Figure 24 demonstrates that the reinforcement type had a little influence on the cracking load and the ultimate bearing capacity. However, the stiffness of the bridge deck slab was different after cracking, which could be related to the different axial stiffnesses of the reinforcing materials. Figure 25 shows the relationship between microstrain and load of the bridge deck slab reinforced with different reinforcement types. It was found that the microstrain of the reinforcement increased sharply after concrete cracking. However, it can be noted that varying the reinforcing materials with the same reinforcement percentage did not have a strong effect on the structural behavior of the laterally restrained deck slabs, which was due to the contribution of the compressive membrane action. The structural stiffness of concrete deck slabs reinforced with CFRP and steel bars were slightly higher than those of the deck slabs reinforced with BFRP and CFRP, which was due to the different elastic moduli of the reinforcements. In addition, increasing the axial stiffness of the reinforcement resulted in reduced strain inside the reinforcing bars, as shown in Figure 25. This indicates that the contribution of the reinforcement materials decreased by increasing the axial stiffness of the reinforcement in lateral restrained concrete deck slabs.

4.3. Effect of Concrete Compressive Strength

Figure 26 presents the influence of concrete compressive strength on the ultimate bearing capacity. It can be seen that the ultimate load of the BFRP-reinforced SCC deck slabs increased by an average of about 165 kN due to an increased concrete strength of 10 MPa.
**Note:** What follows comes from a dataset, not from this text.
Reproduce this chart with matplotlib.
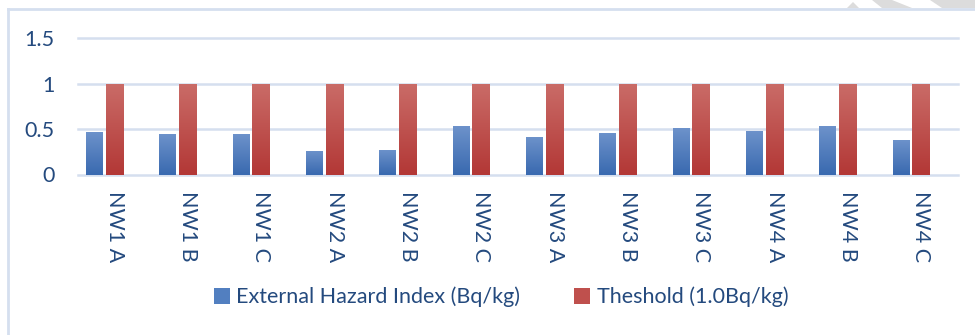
import numpy as np
import matplotlib
matplotlib.use("Agg")
import matplotlib.pyplot as plt
from matplotlib.patches import Patch, Polygon
from matplotlib.lines import Line2D

plt.rcParams['font.family'] = ['Lato', 'DejaVu Sans']

categories = ["NW1 A", "NW1 B", "NW1 C", "NW2 A", "NW2 B", "NW2 C",
              "NW3 A", "NW3 B", "NW3 C", "NW4 A", "NW4 B", "NW4 C"]
hazard_index = [0.47, 0.44, 0.44, 0.26, 0.27, 0.53,
                0.41, 0.46, 0.51, 0.48, 0.53, 0.38]
threshold = [1.0] * len(categories)
y_ticks = [0, 0.5, 1, 1.5]
y_tick_labels = ["0", "0.5", "1", "1.5"]
series_names = ["External Hazard Index (Bq/kg)", "Theshold (1.0Bq/kg)"]

text_color = "#244A7E"
grid_color = "#D5DFEF"
blue_top, blue_bot = "#6E93CB", "#3A6AB0"
red_top, red_bot = "#CA6C68", "#B33836"

W, H = 975, 335
fig = plt.figure(figsize=(W / 100, H / 100), dpi=100)
fig.patch.set_facecolor("white")

left, right = 78 / W, 958 / W
bottom, top = (H - 174.5) / H, (H - 38) / H
ax = fig.add_axes([left, bottom, right - left, top - bottom])

x = np.arange(len(categories))
bar_w_blue, bar_w_red = 0.23, 0.245


def gradient_bars(ax, xs, heights, width, c_top, c_bot):
    bars = ax.bar(xs, heights, width=width, color=c_bot, linewidth=0, zorder=2)
    cmap = matplotlib.colors.LinearSegmentedColormap.from_list("g", [c_bot, c_top])
    grad = np.linspace(0, 1, 256).reshape(-1, 1)
    for b in bars:
        x0, y0 = b.get_x(), b.get_y()
        w, h = b.get_width(), b.get_height()
        im = ax.imshow(grad, extent=(x0, x0 + w, y0, y0 + h), origin="lower",
                       aspect="auto", cmap=cmap, zorder=3)
        im.set_clip_path(b)
    return bars


gradient_bars(ax, x - 0.275, hazard_index, bar_w_blue, blue_top, blue_bot)
gradient_bars(ax, x, threshold, bar_w_red, red_top, red_bot)

ax.set_xlim(-0.5, len(categories) - 0.5)
ax.set_ylim(0, 1.5)
ax.set_yticks(y_ticks)
ax.set_yticklabels(y_tick_labels)
ax.set_xticks(x)
ax.set_xticklabels(categories, rotation=270, ha="center", va="top")

for s in ax.spines.values():
    s.set_visible(False)
for yv in y_ticks:
    ax.axhline(yv, color=grid_color, linewidth=1.8, zorder=1, clip_on=False)

ax.tick_params(axis="y", length=0, pad=17, labelsize=15.5, labelcolor=text_color)
ax.tick_params(axis="x", length=0, pad=12, labelsize=15.5, labelcolor=text_color)

# legend
handles = [Patch(facecolor="#527FC0", edgecolor="none"),
           Patch(facecolor="#BF504D", edgecolor="none")]
fig.legend(handles, series_names, loc="center", bbox_to_anchor=(0.514, 0.113),
           ncol=2, frameon=False, fontsize=15.5, labelcolor=text_color,
           handlelength=0.75, handleheight=0.75, handletextpad=0.3,
           columnspacing=2.5)

# chart frame (top and left edges)
fig.add_artist(Line2D([8 / W, 1.0], [(H - 9) / H, (H - 9) / H],
                      transform=fig.transFigure, color=grid_color, linewidth=2))
fig.add_artist(Line2D([8 / W, 8 / W], [0, (H - 9) / H],
                      transform=fig.transFigure, color=grid_color, linewidth=2))

# faint page watermark strokes in the top-right corner
for pts in ([(847, 8), (853, 2), (859, 8)],
            [(872, 0), (892, 0), (912, 8), (882, 8)],
            [(930, 0), (975, 0), (975, 8), (942, 8)]):
    fig.add_artist(Polygon([(px / W, (H - py) / H) for px, py in pts],
                           closed=True, transform=fig.transFigure,
                           facecolor="#DCDCDC", edgecolor="none", zorder=0))

fig.savefig("out.png", dpi=100, facecolor="white")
Additionally, it was also found that the cracking load and stiffness after cracking were enhanced slightly by increasing the concrete strength (Figure 26 and Figure 27). This was due to the improvement of the tensile strength with the increase in the concrete strength. There are two inflection points in Figure 27: the first inflection point is ascribed to stiffness degradation of the bridge deck structure after cracking of the concrete, and the second inflection point could be attributed to the compressive membrane action. After the first inflection point appeared, the strain of the reinforced material increased rapidly; however, the increase rate of the strain decreased after the second inflection point.
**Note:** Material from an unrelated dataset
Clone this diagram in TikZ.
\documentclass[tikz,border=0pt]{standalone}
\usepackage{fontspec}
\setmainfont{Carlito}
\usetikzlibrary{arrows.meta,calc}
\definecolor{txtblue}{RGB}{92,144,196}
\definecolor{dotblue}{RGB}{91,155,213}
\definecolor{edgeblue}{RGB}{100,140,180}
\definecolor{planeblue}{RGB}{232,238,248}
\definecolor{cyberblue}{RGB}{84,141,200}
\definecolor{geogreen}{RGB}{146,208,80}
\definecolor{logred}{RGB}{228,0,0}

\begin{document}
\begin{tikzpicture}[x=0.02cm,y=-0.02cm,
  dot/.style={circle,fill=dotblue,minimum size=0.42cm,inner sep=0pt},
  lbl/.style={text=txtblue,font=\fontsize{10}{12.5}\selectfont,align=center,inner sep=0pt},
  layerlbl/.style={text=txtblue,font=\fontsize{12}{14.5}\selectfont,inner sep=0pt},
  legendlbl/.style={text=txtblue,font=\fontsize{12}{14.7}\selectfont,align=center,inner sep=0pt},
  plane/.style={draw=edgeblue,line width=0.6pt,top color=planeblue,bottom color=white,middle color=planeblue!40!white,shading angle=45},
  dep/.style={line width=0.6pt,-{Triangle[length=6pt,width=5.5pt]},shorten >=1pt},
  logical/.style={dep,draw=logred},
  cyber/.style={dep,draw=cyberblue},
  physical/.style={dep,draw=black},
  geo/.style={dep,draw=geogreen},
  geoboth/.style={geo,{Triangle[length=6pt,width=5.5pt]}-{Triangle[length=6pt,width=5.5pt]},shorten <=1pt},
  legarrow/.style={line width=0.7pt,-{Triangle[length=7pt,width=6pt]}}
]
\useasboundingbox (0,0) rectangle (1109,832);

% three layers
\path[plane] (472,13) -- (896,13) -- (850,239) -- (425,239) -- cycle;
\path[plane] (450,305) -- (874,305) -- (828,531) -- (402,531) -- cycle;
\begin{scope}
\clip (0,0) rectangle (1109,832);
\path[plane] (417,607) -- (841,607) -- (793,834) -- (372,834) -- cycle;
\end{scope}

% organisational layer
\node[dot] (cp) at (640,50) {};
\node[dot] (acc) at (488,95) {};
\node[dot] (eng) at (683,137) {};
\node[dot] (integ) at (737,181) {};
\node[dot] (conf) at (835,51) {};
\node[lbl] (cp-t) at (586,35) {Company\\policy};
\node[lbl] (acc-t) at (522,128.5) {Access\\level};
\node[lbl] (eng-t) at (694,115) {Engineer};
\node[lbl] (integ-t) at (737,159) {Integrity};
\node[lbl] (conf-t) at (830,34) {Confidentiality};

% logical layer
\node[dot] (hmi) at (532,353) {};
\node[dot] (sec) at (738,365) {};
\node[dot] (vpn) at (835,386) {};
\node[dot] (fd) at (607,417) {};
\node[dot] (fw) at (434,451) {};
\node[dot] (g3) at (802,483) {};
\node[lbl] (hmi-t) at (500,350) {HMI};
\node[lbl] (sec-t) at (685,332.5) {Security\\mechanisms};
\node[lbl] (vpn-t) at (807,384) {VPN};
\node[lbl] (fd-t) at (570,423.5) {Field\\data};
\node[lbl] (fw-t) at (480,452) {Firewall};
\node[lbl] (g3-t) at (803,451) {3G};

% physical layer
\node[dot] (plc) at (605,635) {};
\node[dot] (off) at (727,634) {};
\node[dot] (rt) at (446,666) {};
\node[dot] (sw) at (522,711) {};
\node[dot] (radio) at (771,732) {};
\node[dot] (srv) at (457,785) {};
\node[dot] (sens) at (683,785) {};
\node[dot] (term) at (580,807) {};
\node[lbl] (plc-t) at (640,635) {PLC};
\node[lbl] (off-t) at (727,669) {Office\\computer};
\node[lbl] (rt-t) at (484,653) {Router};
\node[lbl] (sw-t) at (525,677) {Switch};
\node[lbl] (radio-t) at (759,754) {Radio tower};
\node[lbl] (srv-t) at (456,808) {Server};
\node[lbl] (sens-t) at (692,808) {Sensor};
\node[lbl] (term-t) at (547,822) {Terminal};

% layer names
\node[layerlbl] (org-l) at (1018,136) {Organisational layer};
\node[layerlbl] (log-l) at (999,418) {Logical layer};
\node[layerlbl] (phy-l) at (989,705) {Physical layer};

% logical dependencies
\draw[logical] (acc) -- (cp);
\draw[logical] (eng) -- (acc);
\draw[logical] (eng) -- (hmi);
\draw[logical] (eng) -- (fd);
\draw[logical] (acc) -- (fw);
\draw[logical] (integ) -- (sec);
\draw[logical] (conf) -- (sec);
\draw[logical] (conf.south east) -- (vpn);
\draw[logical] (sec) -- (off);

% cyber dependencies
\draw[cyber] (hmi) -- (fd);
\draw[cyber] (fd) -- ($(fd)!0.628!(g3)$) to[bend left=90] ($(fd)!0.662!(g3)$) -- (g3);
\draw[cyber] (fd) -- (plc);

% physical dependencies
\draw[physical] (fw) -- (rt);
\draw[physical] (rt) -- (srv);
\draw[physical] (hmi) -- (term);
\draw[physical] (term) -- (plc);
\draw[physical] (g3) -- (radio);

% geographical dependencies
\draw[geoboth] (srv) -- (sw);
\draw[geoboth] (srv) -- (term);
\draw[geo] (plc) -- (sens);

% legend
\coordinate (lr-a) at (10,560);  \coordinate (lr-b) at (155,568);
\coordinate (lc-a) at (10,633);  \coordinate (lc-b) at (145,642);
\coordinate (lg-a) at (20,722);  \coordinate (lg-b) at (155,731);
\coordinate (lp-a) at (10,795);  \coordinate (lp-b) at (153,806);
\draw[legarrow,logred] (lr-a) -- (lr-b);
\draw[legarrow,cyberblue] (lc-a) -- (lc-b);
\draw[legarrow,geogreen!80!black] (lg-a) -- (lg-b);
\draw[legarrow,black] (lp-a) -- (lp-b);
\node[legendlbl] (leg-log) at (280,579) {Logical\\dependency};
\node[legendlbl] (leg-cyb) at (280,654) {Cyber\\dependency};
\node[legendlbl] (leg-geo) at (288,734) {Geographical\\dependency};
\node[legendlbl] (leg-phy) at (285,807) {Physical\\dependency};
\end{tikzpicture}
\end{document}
4.4. Effect of the Depth of the Bridge Deck Slab

The influence of the depth of the bridge deck slab on the ultimate bearing capacity was investigated (see Figure 28). It was found that increasing the depth of the bridge deck slab provided a significant enhancement in the ultimate load and cracking load. A 50% increase in the depth of the bridge deck slab resulted in an average increase in the ultimate load of approximately 35% in the numerical analysis prediction. The stiffness after cracking of the bridge deck slab increased significantly, and the displacement under the ultimate load decreased because of the correspondent increase of the bridge deck slab depth. The increasing of the depth of the bridge deck slab resulted in the reduction of the microstrain of the reinforcement at the same load level (see Figure 29).

5. Conclusions

This paper reveals an FE study of the structural behavior of BFRP-reinforced SCC deck slabs under wheel loads in a real bridge, namely, the Thompson Bridge. From this study, the following conclusions can be drawn:

• The results of the field test in Thompson Bridge showed that the deflections and strain values of BFRP-reinforced concrete deck slabs under a wheel load of 400 kN were within an acceptable service range. However, it is worth mentioning that BFRP-reinforced SCC deck slabs exhibited better structural behaviors that that is predicted by current design codes, due to the contribution of the compressive membrane action to the structural behaviors of restrained deck slabs.
• The results of the proposed FE model for BFRP-reinforced SCC deck slabs in Thompson Bridge showed good agreement with the field test results.
• The FE analysis results indicated that BFRP-reinforced SCC deck slabs used in Thompson Bridge exhibited Compressive Membrane Action (CMA), as clearly obtained in the FE analysis.
• The ultimate load-carrying capacity of the SCC deck slabs with BFRP-reinforced was predicted to be approximately 1000 kN by the FE model, which far exceeds the design ultimate loads. Because of the influence of CMA, the SCC deck slabs reinforced with BFRP bars had a similar reinforcement percentage as those reinforced with steel bars. In addition, the predicted failure mode of the SCC deck slabs reinforced with BFRP bars under wheel load was determined to be the punching failure by the FE model.
• The parametric analysis by the FE model demonstrated that the reinforcement ratio and reinforcement type have an insufficient effect on the structural behavior of the bridge deck slabs. This is attributed to the contribution of CMA inside the laterally restrained deck slabs. However, the concrete compressive strength and the depth of the bridge deck slabs play a significant role in the structural mechanical properties of the bridge deck slabs under ultimate and service state.
• The FE investigation results indicates that the BFRP-reinforced SCC deck slabs showed similar structural behavior as the steel-reinforced normal concrete (NC) deck slabs in terms of compressive membrane action. However, because of the use of a high volume of an industrial by-product (fly ash) in the SCC mixture of this study, the sustainability and durability of SCC can be improved compared to traditional NC. Additionally, using the benefits of the compressive membrane action it is possible to configure a very low reinforcement ratio of BFRP bars in concrete deck slabs. On the basis of the corrosion-free property of the BFRP bars, these findings indicate that the combination of the compressive membrane action, BFRP, and SCC can produce low-carbon footprint, durable, and economical infrastructures.